Evaluasi Kebijakan dan Solusi yang Diusulkan

Meskipun berbagai program penanggulangan banjir telah dicanangkan, seperti pembangunan Banjir Kanal Timur (BKT), polder, tanggul, dan program modifikasi cuaca, dampaknya masih belum signifikan. BKT, misalnya, hanya mampu mengatasi limpasan dari sungai-sungai besar, tetapi tidak mampu mengatasi genangan akibat buruknya tata kelola lingkungan dan masalah sampah.

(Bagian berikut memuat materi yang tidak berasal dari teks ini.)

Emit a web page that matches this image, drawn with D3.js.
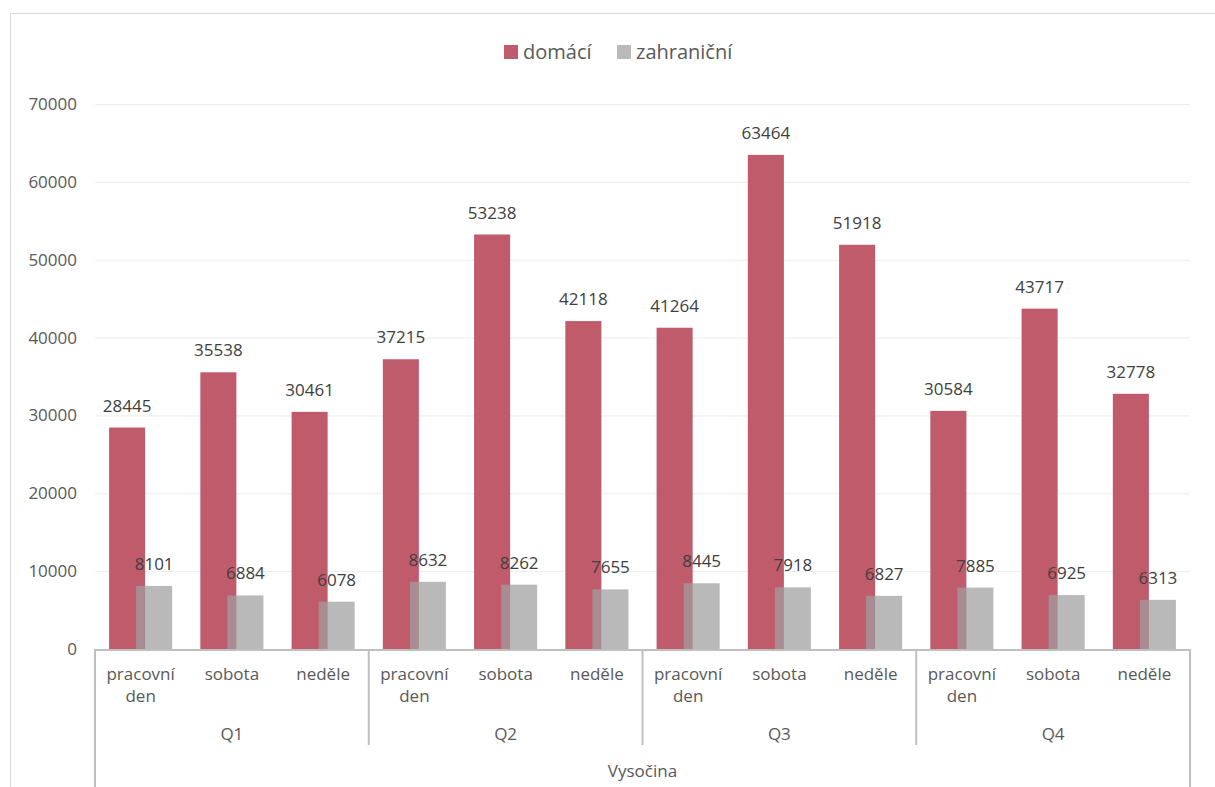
<!DOCTYPE html>
<html>
<head>
<meta charset="utf-8">
<script src="https://cdn.jsdelivr.net/npm/d3@7"></script>
<style>
body { margin: 0; background: #fff; }
svg text { font-family: "Open Sans", sans-serif; }
</style>
</head>
<body>
<svg id="chart" width="1215" height="787"></svg>
<script>
// data
var quarters = ["Q1", "Q2", "Q3", "Q4"];
var days = ["pracovní den", "sobota", "neděle"];
var region = "Vysočina";
var domaci = [28445, 35538, 30461, 37215, 53238, 42118, 41264, 63464, 51918, 30584, 43717, 32778];
var zahranicni = [8101, 6884, 6078, 8632, 8262, 7655, 8445, 7918, 6827, 7885, 6925, 6313];
var yTicks = [0, 10000, 20000, 30000, 40000, 50000, 60000, 70000];

var margin = {top: 104, left: 95, right: 25, bottom: 138};
var W = 1215, H = 787;
var width = W - margin.left - margin.right;
var height = H - margin.top - margin.bottom;
var fs = 17;

var svg = d3.select("#chart");

// frame
svg.append("rect")
	.attr("x", 10.5).attr("y", 13.5)
	.attr("width", 1215).attr("height", 800)
	.attr("fill", "none")
	.attr("stroke", "#d9d9d9");

var g = svg.append("g").attr("transform", `translate(${margin.left},${margin.top})`);

var cats = [];
quarters.forEach((q, qi) => days.forEach((d, di) => cats.push({q: q, d: d, i: qi * 3 + di})));

var x = d3.scaleBand().domain(cats.map(c => c.i)).range([0, width]);
var y = d3.scaleLinear().domain([0, 70000]).range([height, 0]);

// grid
g.append("g")
	.selectAll("line")
	.data(yTicks)
	.join("line")
		.attr("x1", 0).attr("x2", width)
		.attr("y1", d => y(d) + 0.5).attr("y2", d => y(d) + 0.5)
		.attr("stroke", "#ececec");

// y labels
g.append("g")
	.selectAll("text")
	.data(yTicks)
	.join("text")
		.attr("x", -18)
		.attr("y", d => y(d))
		.attr("dy", "0.35em")
		.attr("text-anchor", "end")
		.attr("font-size", fs)
		.attr("fill", "#595959")
		.text(d => d);

var bw = x.bandwidth() * 0.395;
var step = bw * 0.75;
var off = (x.bandwidth() - (bw + step)) / 2;

var red = "#c05b6b", grey = "#9f9f9f";

// bars
g.append("g")
	.selectAll("rect")
	.data(domaci)
	.join("rect")
		.attr("x", (d, i) => x(i) + off)
		.attr("y", d => y(d))
		.attr("width", bw)
		.attr("height", d => height - y(d))
		.attr("fill", red);

g.append("g")
	.selectAll("rect")
	.data(zahranicni)
	.join("rect")
		.attr("x", (d, i) => x(i) + off + step)
		.attr("y", d => y(d))
		.attr("width", bw)
		.attr("height", d => height - y(d))
		.attr("fill", grey)
		.attr("fill-opacity", 0.73);

// value labels
g.append("g")
	.selectAll("text")
	.data(domaci)
	.join("text")
		.attr("x", (d, i) => x(i) + off + bw / 2)
		.attr("y", d => y(d) - 16)
		.attr("text-anchor", "middle")
		.attr("font-size", fs)
		.attr("fill", "#404040")
		.text(d => d);

g.append("g")
	.selectAll("text")
	.data(zahranicni)
	.join("text")
		.attr("x", (d, i) => x(i) + off + step + bw / 2)
		.attr("y", d => y(d) - 16)
		.attr("text-anchor", "middle")
		.attr("font-size", fs)
		.attr("fill", "#404040")
		.text(d => d);

// category axis
var axisCol = "#bfbfbf";
g.append("line")
	.attr("x1", 0).attr("x2", width)
	.attr("y1", height + 1).attr("y2", height + 1)
	.attr("stroke", axisCol).attr("stroke-width", 2);

var qx = quarters.map((q, qi) => x(qi * 3));
qx.push(width);
g.append("g")
	.selectAll("line")
	.data(qx)
	.join("line")
		.attr("x1", d => d).attr("x2", d => d)
		.attr("y1", height)
		.attr("y2", (d, i) => (i === 0 || i === qx.length - 1) ? H - margin.top : height + 96)
		.attr("stroke", axisCol).attr("stroke-width", 2);

var dayLabels = g.append("g")
	.selectAll("text")
	.data(cats)
	.join("text")
		.attr("x", c => x(c.i) + x.bandwidth() / 2)
		.attr("y", height + 31)
		.attr("text-anchor", "middle")
		.attr("font-size", fs)
		.attr("fill", "#595959");
dayLabels.each(function(c) {
	var parts = c.d === "pracovní den" ? ["pracovní", "den"] : [c.d];
	d3.select(this).selectAll("tspan")
		.data(parts)
		.join("tspan")
			.attr("x", x(c.i) + x.bandwidth() / 2)
			.attr("dy", (p, k) => k === 0 ? 0 : 22)
			.text(p => p);
});

g.append("g")
	.selectAll("text")
	.data(quarters)
	.join("text")
		.attr("x", (q, qi) => x(qi * 3) + x.bandwidth() * 1.5)
		.attr("y", height + 91)
		.attr("text-anchor", "middle")
		.attr("font-size", fs)
		.attr("fill", "#595959")
		.text(q => q);

g.append("text")
	.attr("x", width / 2)
	.attr("y", height + 128)
	.attr("text-anchor", "middle")
	.attr("font-size", fs)
	.attr("fill", "#595959")
	.text(region);

// legend
var legend = svg.append("g").attr("transform", "translate(504,45)");
var items = [{name: "domácí", color: red, x: 0}, {name: "zahraniční", color: "#b9b9b9", x: 113}];
items.forEach(it => {
	legend.append("rect")
		.attr("x", it.x).attr("y", 0)
		.attr("width", 14).attr("height", 14)
		.attr("fill", it.color);
	legend.append("text")
		.attr("x", it.x + 19).attr("y", 7)
		.attr("dy", "0.35em")
		.attr("font-size", 20)
		.attr("fill", "#595959")
		.text(it.name);
});
</script>
</body>
</html>
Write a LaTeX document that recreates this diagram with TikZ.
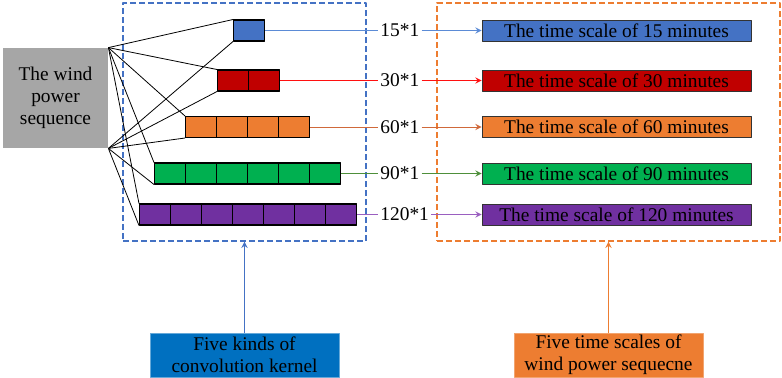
\documentclass[tikz,border=0pt]{standalone}
\usepackage{fontspec}
\setmainfont{Liberation Serif}
\definecolor{kblue}{HTML}{4472C4}
\definecolor{kred}{HTML}{C00000}
\definecolor{korange}{HTML}{ED7D31}
\definecolor{kgreen}{HTML}{00B050}
\definecolor{kpurple}{HTML}{7030A0}
\definecolor{lblue}{HTML}{5B8BD6}
\definecolor{lred}{HTML}{FF1010}
\definecolor{lorange}{HTML}{D0693A}
\definecolor{lgreen}{HTML}{4E8F3A}
\definecolor{lpurple}{HTML}{9A5FC0}
\definecolor{bblue}{HTML}{0070C0}
\begin{document}
\begin{tikzpicture}[x=0.5pt, y=-0.5pt, font=\fontsize{9.7}{11}\selectfont, line join=round, >=stealth,
	windbox/.style={fill=black!35, minimum width=52.5pt, minimum height=50pt, align=center, inner sep=0pt},
	kern/.style={draw=black, line width=0.5pt, minimum height=10.5pt, inner sep=0pt, anchor=west},
	lab/.style={anchor=west, inner sep=1pt},
	tbox/.style={draw=black!80, line width=0.4pt, minimum width=134.5pt, minimum height=10.5pt, inner sep=0pt},
	dbox/.style={line width=0.7pt, dash pattern=on 3pt off 1.5pt, inner sep=0pt},
	bbox/.style={line width=0.4pt, minimum width=94.5pt, minimum height=22pt, align=center, inner sep=0pt}]
	\def\cell{15.5pt} % width of one kernel cell
	\useasboundingbox (0,0) rectangle (782,377);
	% dashed groups
	\node[dbox, draw=kblue, minimum width=121.5pt, minimum height=119pt] (kerbox) at (244.5,122) {};
	\node[dbox, draw=korange, minimum width=171.5pt, minimum height=119pt] (scbox) at (608.5,122) {};
	% input sequence
	\node[windbox] (wind) at (55.5,98) {The wind\\power\\sequence};
	% kernels and time scales
	\foreach \t/\n/\xk/\y/\c/\lc in {15/1/233/30.5/kblue/lblue, 30/2/217/80.5/kred/lred,
		60/4/185/127/korange/lorange, 90/6/154/173.5/kgreen/lgreen, 120/7/139/214.5/kpurple/lpurple}{
		\node[kern, fill=\c, minimum width=\n*\cell] (k\t) at (\xk,\y) {};
		\foreach \i in {1,...,\n}
			\draw[line width=0.5pt] ([xshift=(\i-1)*\cell]k\t.north west) rectangle +(\cell,-10.5pt);
		\draw[line width=0.4pt] (wind.north east) -- (k\t.north west) (wind.south east) -- (k\t.south west);
		\node[lab] (l\t) at (378,\y) {\t*1};
		\node[tbox, fill=\c] (t\t) at (616.5,\y) {The time scale of \t\ minutes};
		\draw[\lc] (k\t.east) -- (l\t.west);
		\draw[->, \lc] (l\t.east) -- (t\t.west);
	}
	% captions
	\node[bbox, fill=bblue, draw=bblue!60] (kcap) at (244.5,355) {Five kinds of\\convolution kernel};
	\node[bbox, fill=korange, draw=korange!70] (scap) at (608.5,355) {Five time scales of\\wind power sequecne};
	\draw[->, kblue] (kcap.north) -- (kerbox.south);
	\draw[->, korange] (scap.north) -- (scbox.south);
\end{tikzpicture}
\end{document}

Program-program tersebut perlu dievaluasi dan dilengkapi dengan strategi yang lebih komprehensif. Hal ini memerlukan pendekatan terintegrasi yang melibatkan berbagai pihak, dari pemerintah pusat dan daerah hingga masyarakat.

Beberapa solusi inovatif yang dapat dipertimbangkan antara lain:

  • Pengolahan Sampah dan Limbah Industri yang Lebih Efektif: Pemerintah perlu melibatkan pihak swasta dalam pengelolaan sampah dan limbah secara besar-besaran, dengan pemanfaatan limbah non organik sebagai bahan campuran beton, untuk pembangunan infrastruktur jalan dan saluran drainase.
  • Penegakan Hukum yang Tegas: Penerapan sanksi yang tegas bagi pelanggar aturan lingkungan, seperti pembuangan sampah ilegal dan pembangunan di bantaran sungai, sangat penting.
  • Peningkatan Kesadaran Masyarakat: Kampanye edukasi untuk meningkatkan kesadaran masyarakat akan pentingnya menjaga kebersihan lingkungan dan partisipasi aktif dalam penanggulangan banjir sangat dibutuhkan.
  • Pengembangan Infrastruktur Hijau: Peningkatan luas lahan hijau, seperti taman kota dan hutan kota, dapat meningkatkan daya serap air tanah dan mengurangi risiko banjir.
  • Tata Ruang yang Terintegrasi: Perencanaan tata ruang yang terintegrasi dan memperhatikan faktor lingkungan sangat penting untuk mencegah pembangunan di daerah rawan banjir.

Kesimpulannya, penanggulangan banjir di Jabodetabek memerlukan pendekatan holistik yang mengintegrasikan upaya mitigasi dan adaptasi bencana, dengan melibatkan semua pemangku kepentingan. Bukan hanya solusi teknis yang dibutuhkan, tetapi juga perubahan perilaku dan tata kelola pemerintahan yang lebih efektif dan berkelanjutan.